Problem statement:
Up to and including the line that contains "height = 461;", repeat each line of the data exactly, starting from the first.

Collected material:
********

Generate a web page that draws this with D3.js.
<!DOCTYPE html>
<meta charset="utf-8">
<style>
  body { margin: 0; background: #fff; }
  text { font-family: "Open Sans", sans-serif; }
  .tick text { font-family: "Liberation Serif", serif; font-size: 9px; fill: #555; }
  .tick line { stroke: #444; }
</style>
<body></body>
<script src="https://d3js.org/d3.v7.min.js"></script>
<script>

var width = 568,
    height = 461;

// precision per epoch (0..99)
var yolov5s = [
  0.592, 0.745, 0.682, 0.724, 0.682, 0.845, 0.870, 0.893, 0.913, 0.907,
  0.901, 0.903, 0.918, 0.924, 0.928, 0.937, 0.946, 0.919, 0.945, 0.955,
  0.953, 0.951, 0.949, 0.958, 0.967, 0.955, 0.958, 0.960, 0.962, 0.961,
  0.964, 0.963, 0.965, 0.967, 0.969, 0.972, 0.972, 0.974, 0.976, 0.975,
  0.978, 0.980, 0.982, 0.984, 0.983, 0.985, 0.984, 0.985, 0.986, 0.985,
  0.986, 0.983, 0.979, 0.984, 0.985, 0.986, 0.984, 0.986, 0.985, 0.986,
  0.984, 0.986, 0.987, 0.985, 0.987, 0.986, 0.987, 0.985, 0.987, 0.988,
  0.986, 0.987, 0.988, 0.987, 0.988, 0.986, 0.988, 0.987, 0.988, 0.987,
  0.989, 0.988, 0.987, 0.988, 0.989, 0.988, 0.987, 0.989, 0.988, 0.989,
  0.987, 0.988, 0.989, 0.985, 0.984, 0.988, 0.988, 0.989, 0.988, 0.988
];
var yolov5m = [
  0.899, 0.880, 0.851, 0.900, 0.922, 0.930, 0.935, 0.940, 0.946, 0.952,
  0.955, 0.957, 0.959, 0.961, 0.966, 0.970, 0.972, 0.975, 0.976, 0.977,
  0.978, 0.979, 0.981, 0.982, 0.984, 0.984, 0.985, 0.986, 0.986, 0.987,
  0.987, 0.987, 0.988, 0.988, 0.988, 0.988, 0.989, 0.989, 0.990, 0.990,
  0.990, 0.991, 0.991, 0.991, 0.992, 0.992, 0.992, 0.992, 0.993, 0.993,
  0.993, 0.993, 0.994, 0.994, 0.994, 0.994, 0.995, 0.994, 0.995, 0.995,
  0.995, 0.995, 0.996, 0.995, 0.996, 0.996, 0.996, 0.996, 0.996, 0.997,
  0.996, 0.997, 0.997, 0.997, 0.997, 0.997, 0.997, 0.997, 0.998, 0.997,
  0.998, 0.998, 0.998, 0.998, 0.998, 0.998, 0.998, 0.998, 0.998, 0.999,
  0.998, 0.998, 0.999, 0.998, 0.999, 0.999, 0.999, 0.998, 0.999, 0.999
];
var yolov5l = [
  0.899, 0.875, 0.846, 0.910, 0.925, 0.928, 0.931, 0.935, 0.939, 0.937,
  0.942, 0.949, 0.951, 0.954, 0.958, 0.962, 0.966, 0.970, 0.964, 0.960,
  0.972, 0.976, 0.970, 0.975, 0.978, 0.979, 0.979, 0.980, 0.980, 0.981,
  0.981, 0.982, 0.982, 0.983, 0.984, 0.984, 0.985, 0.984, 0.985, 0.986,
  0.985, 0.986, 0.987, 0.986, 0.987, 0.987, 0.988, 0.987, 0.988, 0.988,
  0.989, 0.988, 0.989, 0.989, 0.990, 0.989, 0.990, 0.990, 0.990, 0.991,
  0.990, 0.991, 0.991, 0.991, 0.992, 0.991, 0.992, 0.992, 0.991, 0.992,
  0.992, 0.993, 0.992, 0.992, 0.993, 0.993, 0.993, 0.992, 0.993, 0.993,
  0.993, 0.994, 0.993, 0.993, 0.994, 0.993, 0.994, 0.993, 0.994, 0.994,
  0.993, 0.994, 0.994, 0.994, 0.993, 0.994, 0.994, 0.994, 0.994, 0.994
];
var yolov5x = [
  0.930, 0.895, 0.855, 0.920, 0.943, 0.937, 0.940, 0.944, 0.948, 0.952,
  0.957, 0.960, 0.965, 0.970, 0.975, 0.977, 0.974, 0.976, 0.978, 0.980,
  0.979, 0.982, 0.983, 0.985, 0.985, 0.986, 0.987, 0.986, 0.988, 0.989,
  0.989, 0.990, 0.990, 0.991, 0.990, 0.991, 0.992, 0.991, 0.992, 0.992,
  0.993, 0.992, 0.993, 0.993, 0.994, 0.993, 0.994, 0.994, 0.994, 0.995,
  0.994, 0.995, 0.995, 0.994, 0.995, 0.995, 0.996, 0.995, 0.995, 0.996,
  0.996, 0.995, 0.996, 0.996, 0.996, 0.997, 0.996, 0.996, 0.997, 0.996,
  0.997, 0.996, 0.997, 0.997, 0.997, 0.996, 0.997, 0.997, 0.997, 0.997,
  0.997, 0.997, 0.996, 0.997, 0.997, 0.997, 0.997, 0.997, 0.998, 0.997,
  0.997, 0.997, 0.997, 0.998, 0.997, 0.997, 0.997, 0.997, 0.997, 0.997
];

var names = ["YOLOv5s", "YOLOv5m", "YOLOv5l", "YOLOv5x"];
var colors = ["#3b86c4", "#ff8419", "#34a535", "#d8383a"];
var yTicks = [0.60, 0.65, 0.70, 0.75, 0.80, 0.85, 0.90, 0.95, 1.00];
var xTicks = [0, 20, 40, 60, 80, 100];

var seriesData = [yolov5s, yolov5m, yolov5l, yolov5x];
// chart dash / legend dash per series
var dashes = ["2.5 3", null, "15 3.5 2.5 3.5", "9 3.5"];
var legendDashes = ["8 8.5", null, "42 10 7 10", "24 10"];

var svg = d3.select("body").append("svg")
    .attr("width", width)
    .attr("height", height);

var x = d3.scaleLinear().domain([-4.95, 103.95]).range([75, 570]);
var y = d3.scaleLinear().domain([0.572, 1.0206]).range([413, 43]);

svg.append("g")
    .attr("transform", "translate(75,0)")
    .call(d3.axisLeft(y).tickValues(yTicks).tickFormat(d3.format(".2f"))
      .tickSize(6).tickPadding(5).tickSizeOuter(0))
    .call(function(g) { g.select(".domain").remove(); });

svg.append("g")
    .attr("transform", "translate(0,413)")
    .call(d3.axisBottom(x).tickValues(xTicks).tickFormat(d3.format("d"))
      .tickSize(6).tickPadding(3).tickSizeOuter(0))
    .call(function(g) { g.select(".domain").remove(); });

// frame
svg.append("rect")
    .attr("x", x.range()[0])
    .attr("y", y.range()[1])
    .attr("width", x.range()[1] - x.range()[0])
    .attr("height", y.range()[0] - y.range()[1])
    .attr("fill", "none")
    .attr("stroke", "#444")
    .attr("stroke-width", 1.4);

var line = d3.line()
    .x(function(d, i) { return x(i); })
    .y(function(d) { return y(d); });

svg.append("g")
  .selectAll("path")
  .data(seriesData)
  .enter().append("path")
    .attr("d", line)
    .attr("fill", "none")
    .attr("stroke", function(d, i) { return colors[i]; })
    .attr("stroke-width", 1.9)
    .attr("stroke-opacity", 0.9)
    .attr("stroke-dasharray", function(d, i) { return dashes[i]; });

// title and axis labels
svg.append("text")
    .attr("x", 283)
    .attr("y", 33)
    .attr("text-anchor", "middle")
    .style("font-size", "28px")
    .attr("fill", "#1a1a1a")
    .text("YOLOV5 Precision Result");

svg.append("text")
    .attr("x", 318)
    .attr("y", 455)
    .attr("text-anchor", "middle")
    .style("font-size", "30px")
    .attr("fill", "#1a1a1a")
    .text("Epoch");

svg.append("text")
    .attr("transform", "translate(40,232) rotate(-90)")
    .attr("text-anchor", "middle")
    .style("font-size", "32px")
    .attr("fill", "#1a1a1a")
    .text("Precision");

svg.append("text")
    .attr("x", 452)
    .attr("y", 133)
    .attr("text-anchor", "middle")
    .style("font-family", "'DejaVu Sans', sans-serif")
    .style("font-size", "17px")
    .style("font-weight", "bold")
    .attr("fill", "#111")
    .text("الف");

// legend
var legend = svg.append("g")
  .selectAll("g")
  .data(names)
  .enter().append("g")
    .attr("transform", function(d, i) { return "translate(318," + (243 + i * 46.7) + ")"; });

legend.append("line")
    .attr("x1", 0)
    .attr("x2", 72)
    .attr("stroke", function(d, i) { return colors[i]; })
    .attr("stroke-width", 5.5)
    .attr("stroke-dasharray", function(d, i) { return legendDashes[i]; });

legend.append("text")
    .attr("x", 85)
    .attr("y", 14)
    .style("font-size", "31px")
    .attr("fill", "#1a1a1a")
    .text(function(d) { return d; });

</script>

********

Solution for this task:
Generate a web page that draws this with D3.js.
<!DOCTYPE html>
<meta charset="utf-8">
<style>
  body { margin: 0; background: #fff; }
  text { font-family: "Open Sans", sans-serif; }
  .tick text { font-family: "Liberation Serif", serif; font-size: 9px; fill: #555; }
  .tick line { stroke: #444; }
</style>
<body></body>
<script src="https://d3js.org/d3.v7.min.js"></script>
<script>

var width = 568,
    height = 461;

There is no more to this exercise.